##### Given material
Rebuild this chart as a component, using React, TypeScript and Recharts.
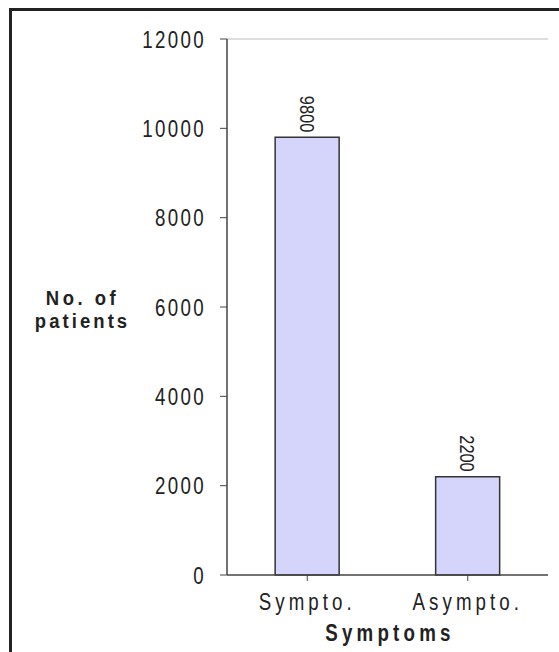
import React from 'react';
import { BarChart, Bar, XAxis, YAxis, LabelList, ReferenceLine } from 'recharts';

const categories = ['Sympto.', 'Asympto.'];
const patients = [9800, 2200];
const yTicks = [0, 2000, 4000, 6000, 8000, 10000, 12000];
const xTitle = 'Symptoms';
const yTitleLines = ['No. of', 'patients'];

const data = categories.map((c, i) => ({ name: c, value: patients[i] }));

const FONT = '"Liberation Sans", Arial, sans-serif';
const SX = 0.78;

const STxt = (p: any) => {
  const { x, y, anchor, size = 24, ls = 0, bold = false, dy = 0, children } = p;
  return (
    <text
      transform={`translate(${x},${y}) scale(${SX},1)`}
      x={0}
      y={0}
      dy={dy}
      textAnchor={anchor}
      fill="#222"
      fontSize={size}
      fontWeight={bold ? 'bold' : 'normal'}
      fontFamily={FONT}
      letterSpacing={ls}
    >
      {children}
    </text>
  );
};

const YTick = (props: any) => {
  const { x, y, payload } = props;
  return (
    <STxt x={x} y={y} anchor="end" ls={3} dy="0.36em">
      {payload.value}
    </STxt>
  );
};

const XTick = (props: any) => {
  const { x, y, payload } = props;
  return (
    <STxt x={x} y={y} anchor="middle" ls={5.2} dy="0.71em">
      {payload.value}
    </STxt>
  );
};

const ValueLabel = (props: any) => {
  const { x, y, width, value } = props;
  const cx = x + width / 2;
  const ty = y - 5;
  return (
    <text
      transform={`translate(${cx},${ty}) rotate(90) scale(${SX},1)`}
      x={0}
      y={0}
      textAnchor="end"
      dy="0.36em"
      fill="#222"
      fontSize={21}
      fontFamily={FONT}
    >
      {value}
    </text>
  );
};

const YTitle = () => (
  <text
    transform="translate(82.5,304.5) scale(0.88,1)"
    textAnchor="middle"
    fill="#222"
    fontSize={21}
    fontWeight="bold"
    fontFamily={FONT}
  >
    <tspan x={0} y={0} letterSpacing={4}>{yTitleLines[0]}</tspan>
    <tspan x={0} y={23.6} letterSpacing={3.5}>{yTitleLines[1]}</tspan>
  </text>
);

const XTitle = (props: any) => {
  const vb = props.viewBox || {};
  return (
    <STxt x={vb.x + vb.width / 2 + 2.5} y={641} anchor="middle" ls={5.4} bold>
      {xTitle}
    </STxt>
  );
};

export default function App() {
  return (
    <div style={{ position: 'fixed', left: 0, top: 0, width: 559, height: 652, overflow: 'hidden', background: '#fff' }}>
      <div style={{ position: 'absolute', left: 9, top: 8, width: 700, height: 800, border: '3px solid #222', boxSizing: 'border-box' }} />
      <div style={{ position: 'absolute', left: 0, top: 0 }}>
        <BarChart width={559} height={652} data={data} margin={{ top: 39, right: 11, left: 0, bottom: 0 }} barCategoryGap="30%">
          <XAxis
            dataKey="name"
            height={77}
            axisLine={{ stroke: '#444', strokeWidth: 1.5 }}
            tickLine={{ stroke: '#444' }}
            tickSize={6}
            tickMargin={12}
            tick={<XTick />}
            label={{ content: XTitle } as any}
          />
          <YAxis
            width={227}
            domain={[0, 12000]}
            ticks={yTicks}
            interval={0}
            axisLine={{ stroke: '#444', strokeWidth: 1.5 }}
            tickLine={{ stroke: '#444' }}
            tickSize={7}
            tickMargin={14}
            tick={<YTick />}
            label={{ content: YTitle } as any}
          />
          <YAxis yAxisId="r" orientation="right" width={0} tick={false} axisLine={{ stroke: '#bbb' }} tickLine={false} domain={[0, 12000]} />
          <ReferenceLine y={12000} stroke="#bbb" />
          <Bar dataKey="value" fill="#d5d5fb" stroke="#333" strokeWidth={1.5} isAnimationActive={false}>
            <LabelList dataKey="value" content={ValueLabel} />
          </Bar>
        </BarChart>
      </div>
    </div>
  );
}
##########
*Task to complete*. Restate exactly, please, only the lines between the start of the data and the line containing "YAxis, LabelList, ReferenceLine", both ends included, skipping the pictures.

*Result for this exercise*.
Rebuild this chart as a component, using React, TypeScript and Recharts.
import React from 'react';
import { BarChart, Bar, XAxis, YAxis, LabelList, ReferenceLine } from 'recharts';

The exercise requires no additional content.